La question constitutionnelle en France

L’article 89 de la Constitution prévoit, en matière de révision constitutionnelle, une initiative concurrente du Président de la République « sur proposition du Premier Ministre » (projet de révision constitutionnelle) et de tout membre du Parlement (proposition de révision constitutionnelle). Une intervention de Jean-Pierre Dubois, Université Jean Monnet, Sceaux, Président d’honneur de la LDH



Dans un cas comme dans l’autre, elle exige une adoption « par les deux assemblées en termes identiques », ce qui signifie que, contrairement à ce qui se passe pour les lois ordinaires, les députés ne peuvent pas imposer leur point de vue aux sénateurs : la « navette » continue jusqu’à accord complet entre les deux assemblées parlementaires débouchant sur un « vote conforme ».
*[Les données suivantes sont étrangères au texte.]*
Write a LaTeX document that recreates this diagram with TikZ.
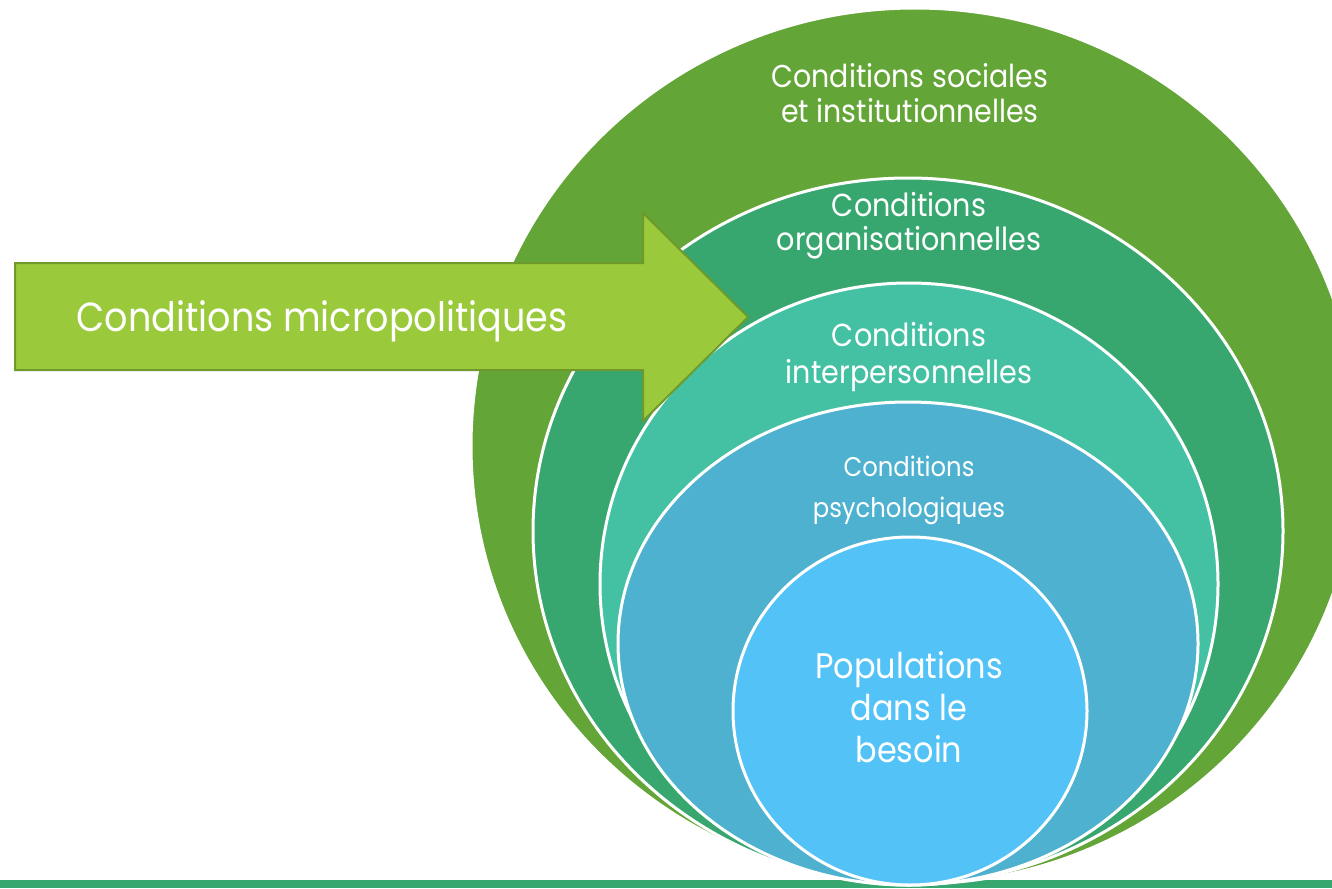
\documentclass[tikz,border=0pt]{standalone}
\usepackage{fontspec}
\setmainfont{Poppins}[FakeStretch=0.9]
\usetikzlibrary{shapes.geometric}

\definecolor{socialgreen}{HTML}{63A537}
\definecolor{orggreen}{HTML}{37A76F}
\definecolor{interteal}{HTML}{44C1A3}
\definecolor{psychblue}{HTML}{4EB1CF}
\definecolor{popblue}{HTML}{53C3F7}
\definecolor{microfill}{HTML}{9ACA3C}
\definecolor{microline}{HTML}{6E9A2B}

\begin{document}
\begin{tikzpicture}[x=1pt,y=-1pt,
	ring/.style={ellipse,draw=white,line width=3pt,inner sep=0pt},
	ringtext/.style={text=white,align=center,inner sep=0pt}]

	\path[use as bounding box,clip] (0,0) rectangle (1332,888);
	\fill[orggreen] (0,880) rectangle (1332,888);

	\node[ring,fill=socialgreen,minimum width=888pt,minimum height=876pt] (social) at (915,446) {};
	\node[ring,fill=orggreen,minimum width=750pt,minimum height=706pt]    (org)    at (908,531) {};
	\node[ring,fill=interteal,minimum width=618pt,minimum height=602pt]   (inter)  at (909,584) {};
	\node[ring,fill=psychblue,minimum width=580pt,minimum height=483pt]   (psych)  at (908,643.5) {};
	\node[ring,fill=popblue,minimum width=354pt,minimum height=348pt]     (pop)    at (910,711) {};

	\node[ringtext,font=\fontsize{31.6}{35}\selectfont] (social-text) at (910,93)  {Conditions sociales\\et institutionnelles};
	\node[ringtext,font=\fontsize{31.8}{34}\selectfont] (org-text)    at (909,226) {Conditions\\organisationnelles};
	\node[ringtext,font=\fontsize{31.8}{37}\selectfont] (inter-text)  at (909,357) {Conditions\\interpersonnelles};
	\node[ringtext,font=\fontsize{27}{41}\selectfont]   (psych-text)  at (909,490) {Conditions\\psychologiques};
	\node[ringtext,font=\fontsize{35.5}{42}\selectfont] (pop-text)    at (909,707) {Populations\\dans le\\besoin};

	\draw[fill=microfill,draw=microline,line width=2pt]
		(15,263) -- (643,263) -- (643,213) -- (748,317) -- (643,421) -- (643,370) -- (15,370) -- cycle;
	\node[ringtext,font=\fontsize{40.6}{44}\selectfont] (micro-text) at (322,321) {Conditions micropolitiques};

\end{tikzpicture}
\end{document}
Une fois ce vote acquis, la révision doit être adoptée par référendum si elle a été initialement proposée par un député ou par un sénateur. Si en revanche elle émane d’une initiative présidentielle, le Président de la République peut la soumettre soit au référendum, soit au vote du Parlement convoqué en Congrès (les deux assemblées se fondant en une seule), le projet de révision constitutionnelle ne pouvant alors être adopté (sans qu’aucun amendement soit encore possible à ce stade) qu’à la majorité des trois cinquièmes des suffrages exprimés.

Enfin, si la « loi constitutionnelle » portant révision est adoptée, elle peut être soumise à l’examen du Conseil constitutionnel, mais celui-ci ne peut alors contrôler que le respect des conditions (de procédure) posées par l’article 89 de la Constitution, et pas, bien entendu, le respect des autres dispositions de la Constitution (le principe même d’une révision impliquant que ces dispositions puissent disparaître…). En d’autres termes, sur le fond, le pouvoir de révision est souverain.

Il résulte de ces données que si le Président de la République s’abstenait de toute initiative la proposition de révision constitutionnelle en cours d’examen parlementaire continuerait à être soumise à la « navette » jusqu’à accord complet entre les deux assemblées, puis serait nécessairement soumise à référendum.

Si au contraire le Président de la République décidait, « sur proposition du Premier Ministre », de déposer devant le Parlement un projet de révision constitutionnelle (qui pourrait parfaitement reproduire à l’identique le contenu de la proposition de loi constitutionnelle déjà examinée), il faudrait de la même manière que ce projet soit voté « en termes identiques » par les députés et par les sénateurs (et là encore la navette continuerait jusqu’à accord total), mais ensuite le Président de la République pourrait éviter le recours au référendum en convoquant le Congrès, composé de 925 parlementaires (577 députés et 348 sénateurs réunis). Le projet devrait alors être adopté par au moins 60% non pas de ces 925 membres du Congrès (soit 555 voix), mais des suffrages exprimés (par exemple, seulement par 495 voix si 100 membres du Congrès sont absents ou s’abstiennent).

Il convient en dernier lieu d’observer que la proposition de loi constitutionnelle tendant à insérer un article 72-5 dans la Constitution, comme l’avait fait la loi constitutionnelle de 1992 y insérant un article 88-3 à la suite du traité de Maastricht, prévoit qu’« une loi organique détermine les conditions d’application du présent article », c’est-à-dire renvoie au Parlement (statuant dans des conditions plus solennelles que pour une « loi ordinaire », et avec contrôle automatique de constitutionnalité a posteriori par le Conseil constitutionnel) la détermination des règles de mise en œuvre de la révision constitutionnelle. Or ces règles peuvent être de grande importance : la proposition de loi constitutionnelle votée par le Parlement en 2000 (Assemblée nationale) puis en 2011 (Sénat) ne fixait pas, par exemple, la durée de résidence exigible pour l’exercice du droit de vote.